Dirigé par le psychologue Jean-François Marmion, cet ouvrage fait suite au best-seller (1) Psychologie de la connerie et au travail historique mené avec Histoire universelle de la connerie.

Pourquoi isoler la question de la connerie en politique ?

Jean-François Marmion : « La question de la connerie en politique est brûlante ! La connerie est souvent synonyme de gâchis ou d’occasion manquée : le con donne facilement l’impression de trahir les attentes placées en lui, de produire le moindre effort, d’encombrer le paysage. Or les politiques semblent trop souvent indignes de leurs tâches et de leurs fonctions. Toujours en retard, trop petits, trop mous, écrasés par les circonstances, mais jouissant de privilèges illégitimes et donneurs de leçons. »
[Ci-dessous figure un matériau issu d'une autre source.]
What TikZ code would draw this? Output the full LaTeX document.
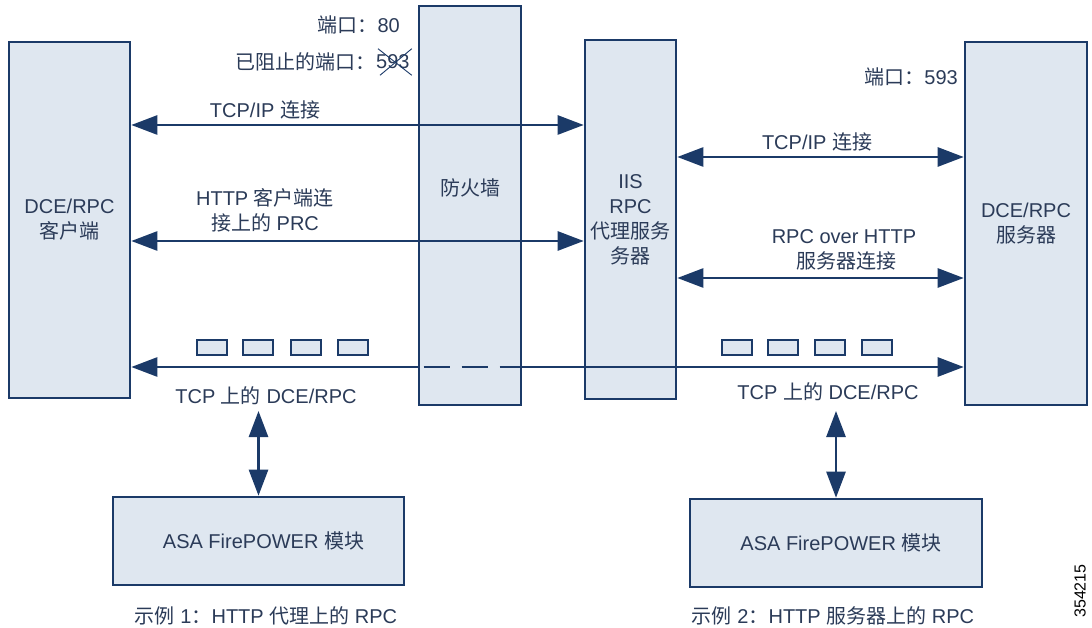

« C’est oublier un peu vite, cependant, qu’ils ne sont pas arrivés au sommet par l’opération du Saint-Esprit mais parce qu’on leur a donné le pouvoir, ou qu’on les a laissés le prendre. Pourquoi ne pas se retrousser les manches et s’engager soi-même ? La connerie en politique ne concerne donc pas les politiques seuls, mais les citoyens également ! »
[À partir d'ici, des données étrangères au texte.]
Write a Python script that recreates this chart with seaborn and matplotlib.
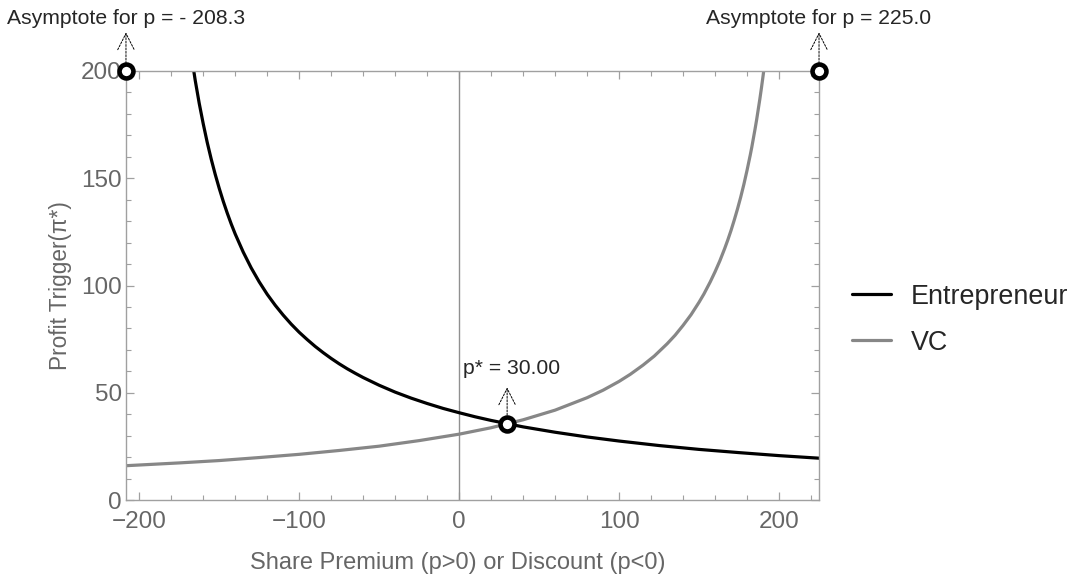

« Le politique idéal n’existe pas, l’électeur idéal non plus, mais chacun s’épuise à courir après. »

Jean-François Marmion, psychologue

Qu’ont-ils en commun ?

« Les électeurs nourrissent des attentes démesurées envers les politiques et réciproquement. Déception, mépris et hostilité sont inévitables de part et d’autre. Pour les électeurs, les politiques devraient cumuler hyper réactivité et vision à long terme, charisme monarchique et accessibilité, fermeté mais humanité, le tout en se montrant moralement irréprochables. Tout ce qui n’est pas à la hauteur d’un de Gaulle est perçu comme médiocre, même si le général lui-même n’a jamais fait l’unanimité de son vivant, très loin de là. »
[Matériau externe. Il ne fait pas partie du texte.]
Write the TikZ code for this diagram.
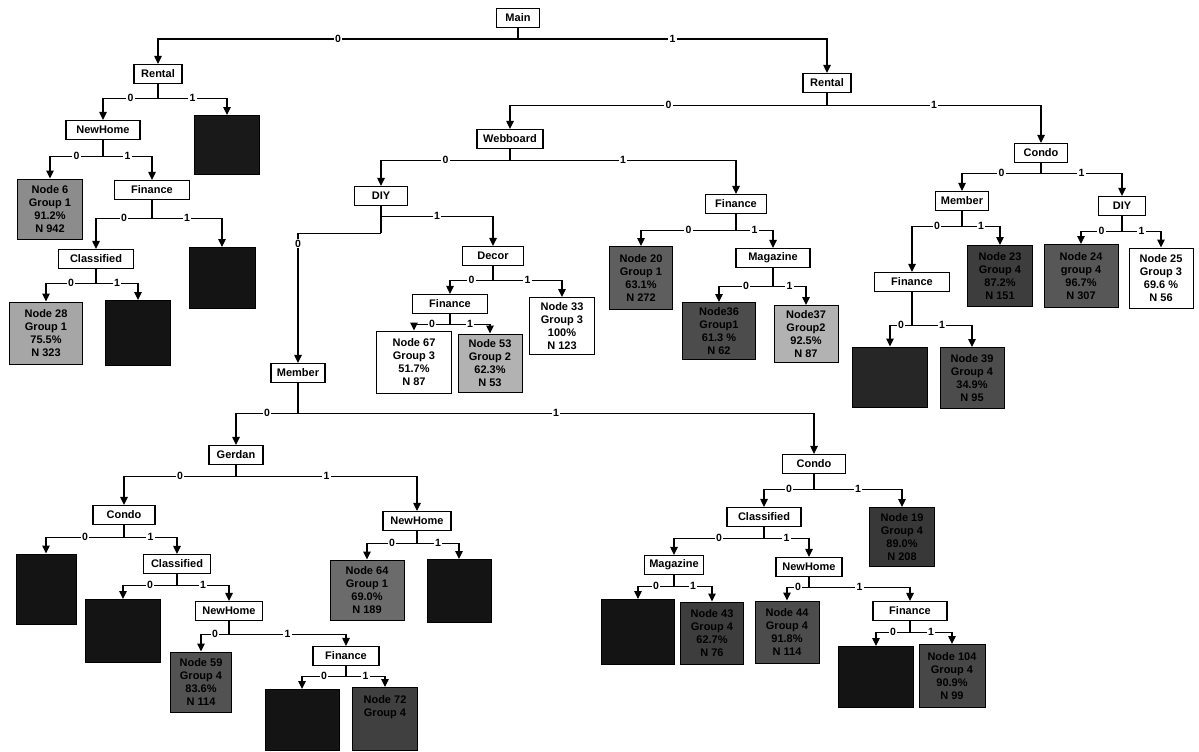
\documentclass[tikz,border=0pt]{standalone}
\usepackage{fontspec}
\setmainfont{Liberation Sans}
\usetikzlibrary{arrows.meta}
\begin{document}
\begin{tikzpicture}[x=1pt,y=-1pt,
  every node/.style={font=\fontsize{11}{13}\selectfont\bfseries},
  split/.style={draw, line width=1.2pt, fill=white, minimum height=19pt, inner sep=1pt},
  leaf/.style={draw, line width=1pt, align=center, inner sep=1pt, font=\fontsize{11}{13}\selectfont\bfseries},
  edge/.style={line width=1.2pt, -{Triangle[length=8pt,width=7.5pt]}},
  stem/.style={line width=1.2pt},
  lbl/.style={fill=white, inner sep=1.2pt, font=\fontsize{10.5}{10.5}\selectfont\bfseries},
]
\useasboundingbox (0,0) rectangle (1199,752);

% ---------- split nodes ----------
\node[split, minimum width=43pt] (main)  at (518,18)  {Main};
\node[split, minimum width=48pt] (rentL) at (158,74)  {Rental};
\node[split, minimum width=48pt] (rentR) at (827,83)  {Rental};
\node[split, minimum width=74pt] (nhA)   at (103,130) {NewHome};
\node[split, minimum width=75pt] (finA)  at (152,190) {Finance};
\node[split, minimum width=75pt] (clsA)  at (96,259)  {Classified};
\node[split, minimum width=66pt] (web)   at (510,139) {Webboard};
\node[split, minimum width=53pt] (diyM)  at (381,196) {DIY};
\node[split, minimum width=61pt] (finB)  at (736,204) {Finance};
\node[split, minimum width=53pt] (conR)  at (1041,153) {Condo};
\node[split, minimum width=61pt] (decor) at (493,256) {Decor};
\node[split, minimum width=75pt] (finC)  at (450,304) {Finance};
\node[split, minimum width=74pt] (magB)  at (773,258) {Magazine};
\node[split, minimum width=53pt] (memR)  at (962,201) {Member};
\node[split, minimum width=47pt] (diyR)  at (1122,206) {DIY};
\node[split, minimum width=75pt] (finR)  at (912,282) {Finance};
\node[split, minimum width=54pt] (memM)  at (298,373) {Member};
\node[split, minimum width=54pt] (gerd)  at (236,455) {Gerdan};
\node[split, minimum width=62pt] (conL)  at (124,515) {Condo};
\node[split, minimum width=68pt] (nhM)   at (417,521) {NewHome};
\node[split, minimum width=67pt] (clsL)  at (177,564) {Classified};
\node[split, minimum width=67pt] (nhL)   at (229,611) {NewHome};
\node[split, minimum width=66pt] (finL)  at (346,656) {Finance};
\node[split, minimum width=63pt] (conLR) at (814,464) {Condo};
\node[split, minimum width=74pt] (clsLR) at (764,517) {Classified};
\node[split, minimum width=59pt] (magL)  at (674,565) {Magazine};
\node[split, minimum width=66pt] (nhLR)  at (809,567) {NewHome};
\node[split, minimum width=74pt] (finLR) at (910,611) {Finance};

% ---------- leaves ----------
\node[leaf, fill=black!45, minimum width=65pt, minimum height=60pt] (n6) at (50,209) {Node 6\\Group 1\\91.2\%\\N 942};
\node[leaf, fill=black!90, minimum width=65pt, minimum height=59pt] (dA1) at (227,145) {};
\node[leaf, fill=black!92, minimum width=66pt, minimum height=61pt] (dA2) at (222,278) {};
\node[leaf, fill=black!35, minimum width=73pt, minimum height=62pt] (n28) at (46,333) {Node 28\\Group 1\\75.5\%\\N 323};
\node[leaf, fill=black!92, minimum width=65pt, minimum height=65pt] (dA3) at (138,333) {};
\node[leaf, fill=white, minimum width=65pt, minimum height=57pt] (n33) at (562,326) {Node 33\\Group 3\\100\%\\N 123};
\node[leaf, fill=white, minimum width=75pt, minimum height=62pt] (n67) at (414,362) {Node 67\\Group 3\\51.7\%\\N 87};
\node[leaf, fill=black!30, minimum width=64pt, minimum height=58pt] (n53) at (490,363) {Node 53\\Group 2\\62.3\%\\N 53};
\node[leaf, fill=black!63, minimum width=63pt, minimum height=63pt] (n20) at (641,278) {Node 20\\Group 1\\63.1\%\\N 272};
\node[leaf, fill=black!70, minimum width=73pt, minimum height=57pt] (n36) at (719,331) {Node36\\Group1\\61.3 \%\\N 62};
\node[leaf, fill=black!30, minimum width=64pt, minimum height=57pt] (n37) at (806,334) {Node37\\Group2\\92.5\%\\N 87};
\node[leaf, fill=black!76, minimum width=65pt, minimum height=61pt] (n23) at (1000,276) {Node 23\\Group 4\\87.2\%\\N 151};
\node[leaf, fill=black!66, minimum width=74pt, minimum height=63pt] (n24) at (1081,276) {Node 24\\group 4\\96.7\%\\N 307};
\node[leaf, fill=white, minimum width=64pt, minimum height=60pt] (n25) at (1161,278) {Node 25\\Group 3\\69.6 \%\\N 56};
\node[leaf, fill=black!85, minimum width=75pt, minimum height=60pt] (dR1) at (890,377) {};
\node[leaf, fill=black!70, minimum width=64pt, minimum height=61pt] (n39) at (972,378) {Node 39\\Group 4\\34.9\%\\N 95};
\node[leaf, fill=black!92, minimum width=60pt, minimum height=70pt] (dL1) at (46,589) {};
\node[leaf, fill=black!92, minimum width=75pt, minimum height=63pt] (dL2) at (123,631) {};
\node[leaf, fill=black!58, minimum width=74pt, minimum height=60pt] (n64) at (367,590) {Node 64\\Group 1\\69.0\%\\N 189};
\node[leaf, fill=black!92, minimum width=64pt, minimum height=63pt] (dM1) at (459,591) {};
\node[leaf, fill=black!68, minimum width=61pt, minimum height=60pt] (n59) at (201,682) {Node 59\\Group 4\\83.6\%\\N 114};
\node[leaf, fill=black!92, minimum width=74pt, minimum height=61pt] (dL3) at (302,720) {};
\node[leaf, fill=black!75, minimum width=65pt, minimum height=63pt] (nX) at (385,719) {Node 72\\Group 4\\ \\ };
\node[leaf, fill=black!78, minimum width=65pt, minimum height=59pt] (n19) at (902,537) {Node 19\\Group 4\\89.0\%\\N 208};
\node[leaf, fill=black!92, minimum width=73pt, minimum height=65pt] (dLR1) at (638,632) {};
\node[leaf, fill=black!76, minimum width=63pt, minimum height=62pt] (n43) at (712,633) {Node 43\\Group 4\\62.7\%\\N 76};
\node[leaf, fill=black!70, minimum width=64pt, minimum height=62pt] (n44) at (787,632) {Node 44\\Group 4\\91.8\%\\N 114};
\node[leaf, fill=black!92, minimum width=75pt, minimum height=61pt] (dLR2) at (876,677) {};
\node[leaf, fill=black!72, minimum width=66pt, minimum height=63pt] (n104) at (952,676) {Node 104\\Group 4\\90.9\%\\N 99};

% ---------- connectors ----------
\newcommand{\splitedges}[5]{%
  \path (#1.south) ++(0,#2) coordinate (j#1);
  \draw[stem] (#1.south) -- (j#1);
  \draw[edge] (j#1) -| node[lbl,pos=.25]{0} (#3.north);
  \draw[edge] (j#1) -| node[lbl,pos=.25]{1} (#4.north);
}
\splitedges{main}{11}{rentL}{rentR}{}
\splitedges{rentL}{14}{nhA}{dA1}{}
\splitedges{nhA}{16}{n6}{finA}{}
\splitedges{finA}{18}{clsA}{dA2}{}
\splitedges{clsA}{14}{n28}{dA3}{}
\splitedges{rentR}{12}{web}{conR}{}
\splitedges{web}{11}{diyM}{finB}{}
\splitedges{decor}{14}{finC}{n33}{}
\splitedges{finC}{10}{n67}{n53}{}
\splitedges{finB}{16}{n20}{magB}{}
\splitedges{magB}{18}{n36}{n37}{}
\splitedges{conR}{10}{memR}{diyR}{}
\splitedges{memR}{15}{finR}{n23}{}
\splitedges{diyR}{15}{n24}{n25}{}
\splitedges{finR}{33}{dR1}{n39}{}
\splitedges{memM}{30}{gerd}{conLR}{}
\splitedges{gerd}{11}{conL}{nhM}{}
\splitedges{conL}{12}{dL1}{clsL}{}
\splitedges{nhM}{12}{n64}{dM1}{}
\splitedges{clsL}{11}{dL2}{nhL}{}
\splitedges{nhL}{13}{n59}{finL}{}
\splitedges{finL}{10}{dL3}{nX}{}
\splitedges{conLR}{15}{clsLR}{n19}{}
\splitedges{clsLR}{11}{magL}{nhLR}{}
\splitedges{magL}{11}{dLR1}{n43}{}
\splitedges{nhLR}{10}{n44}{finLR}{}
\splitedges{finLR}{11}{dLR2}{n104}{}

% DIY (middle): branch 1 high, branch 0 lower and down the left
\path (diyM.south) ++(0,10) coordinate (jdiy1);
\path (diyM.south) ++(0,27) coordinate (jdiy0);
\draw[stem] (diyM.south) -- (jdiy0);
\draw[edge] (jdiy1) -| node[lbl,pos=.25]{1} (decor.north);
\draw[edge] (jdiy0) -| node[lbl,pos=.54]{0} (memM.north);
\end{tikzpicture}
\end{document}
« En contrepartie, l’électeur digne de ce nom, pour un politique, devrait être informé, réfléchi, rationnel, de bonne foi, privilégiant l’intérêt général et au taquet en matière économique et géostratégique. Le politique idéal n’existe pas, l’électeur idéal non plus, mais chacun s’épuise à courir après. L’électeur déçu finit par se méfier instantanément de tout ce qui est politique, et le politique n’accorde aucune confiance à l’électeur versatile. Chacun pense l’autre indigne de la démocratie. »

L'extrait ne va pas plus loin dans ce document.